The original dot-com bubble was an empty canvas that quickly filled up with overnight, more-talk-than-substance sensations.
Corporate websites littered with hijacked stock photography made you seem big even though you were small. Programming teams were precariously assembled. Get them in a room together, rough out the specs, deploy some code to a set of clunky servers, and start selling scented toys for pet chihuahuas.
Back then, a team of programmers was typically relegated away from the front lines of clients and customers. Let the men and women in sharp suits with the grab-bag of buzzwords sell your product while the tech group toils away, carving out each line of code.
Programmers were also specialists. You put out casting calls for a Java developer, a PHP programmer, or an Oracle DBA. Their merit was simply defined by how well they could program.
Today, small web shops—I mean really small web shops—are building apps that reach well beyond the underground cult of web geeks. And it’s often the programming team running the show.
Take Threadless, an online T-shirt-design-competition-turned-$30-million-a-year business. Or 37signals, makers of web-based productivity apps that are used by your mom-and-pop shop as much as by a company like Adidas or Kellogg’s.
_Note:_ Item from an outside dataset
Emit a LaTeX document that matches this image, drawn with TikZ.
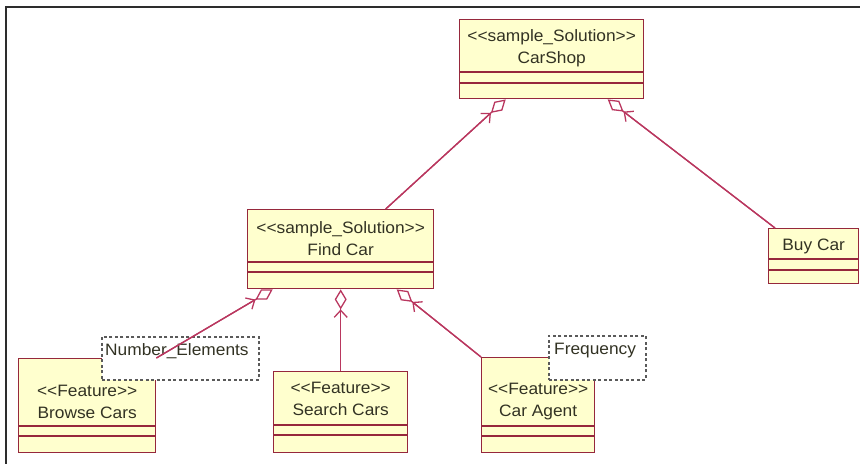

Or Campaign Monitor, an email marketing software company that now boasts more than 100,000 customers.
These are the golden children of the web industry today: Web-based, programmer-driven businesses running on well fewer than 100 people. Their meteoric rise began, not with VC-funded, empty promises of business grandeur, but rather with a core group of developers building something real out of a few simple ideas. Peldi Guilizzoni left Adobe’s development team to launch Balsamiq as a one-man software company building mockup tools. Now, he runs a multi-million-dollar-a-year company, and it all started with the programmer at the helm.
Today, there are countless other small, hugely successful web shops running with fewer than a few dozen people on staff. And when you’re part of a company that small, your programmers are also your marketers, your business development people, and your customer support team. The new business programmer has to be capable of much more than simply programming.
Speak, write, support
For my company’s flagship product, DoneDone, a web-based issue tracking tool used by thousands of people in more than 60 countries, we make it clear that our developers are the customer service team. Our mugs are right there on the support page. There’s no 1-800 number, and we don’t reduce customer service to a printed manual. When a customer sends us a bug, it goes directly to one of the four of us. We try to fix problems fastidiously or offer sound short-term workarounds. It’s a very human process.
That is one of the advantages a small shop can claim over a larger one. We can afford to be personal and utterly transparent. This means that the new small business programmer has to communicate well.
Diversification over specialization
In just 15 years, we went from 56k modem connections to T1s to Wi-Fi. We went from desktops to laptops to tablets to mobile devices. We’ve gone from 800 x 600 standard resolutions to mobile screens and 1600-pixel-plus displays. We’ve evolved from static sites to Flash apps to jQuery and HTML5. Page-by-page development to MVC frameworks. Dedicated servers to spinning up servers in the Cloud.
What matters now isn’t which languages you’re comfortable in, but your ability to adapt to different ones. Regardless of which development stack you started on, the underlying best practices of programming are the same. The goals of a successful web app will always be fixed. Speed, features, and an intuitive UI are concepts that won’t be fading anytime soon.
The programming-business bridge
The new tech buzzword of the day isn’t “cloud”, it’s “DevOps.” While the name might end up sharing space with “Information Superhighway” in our modern-day vernacular trash bin, the idea behind the DevOps movement has more staying power.
The DevOps engineer is a new breed of technical thinker, specially geared toward impacting a small-in-size business with big ideas. This kind of engineer possesses a technical mind that can look at technology in two broad vectors.
First, she’s technology agnostic. A DevOps engineer is multi-disciplinary, as comfortable with hardware infrastructure, as with database tuning, or application testing. Everything “tech” is just part of a toolset to get a solid web app off the ground.
A DevOps engineer also understands business goals. No longer are we relegating programmers to one room and the business team to the other. Today, a programmer can be equally concerned about why he’s building something as he is with what he’s building. Moving from a dedicated server environment into the cloud? Today’s programmer should be able to gather technical feasibility alongside monetary impact and business benefits. In today’s small web businesses, the hard gap between programmer mind and the business mind is quickly eroding.
So, who is the new business programmer? For starters, it’s someone whose reach goes well beyond just writing code.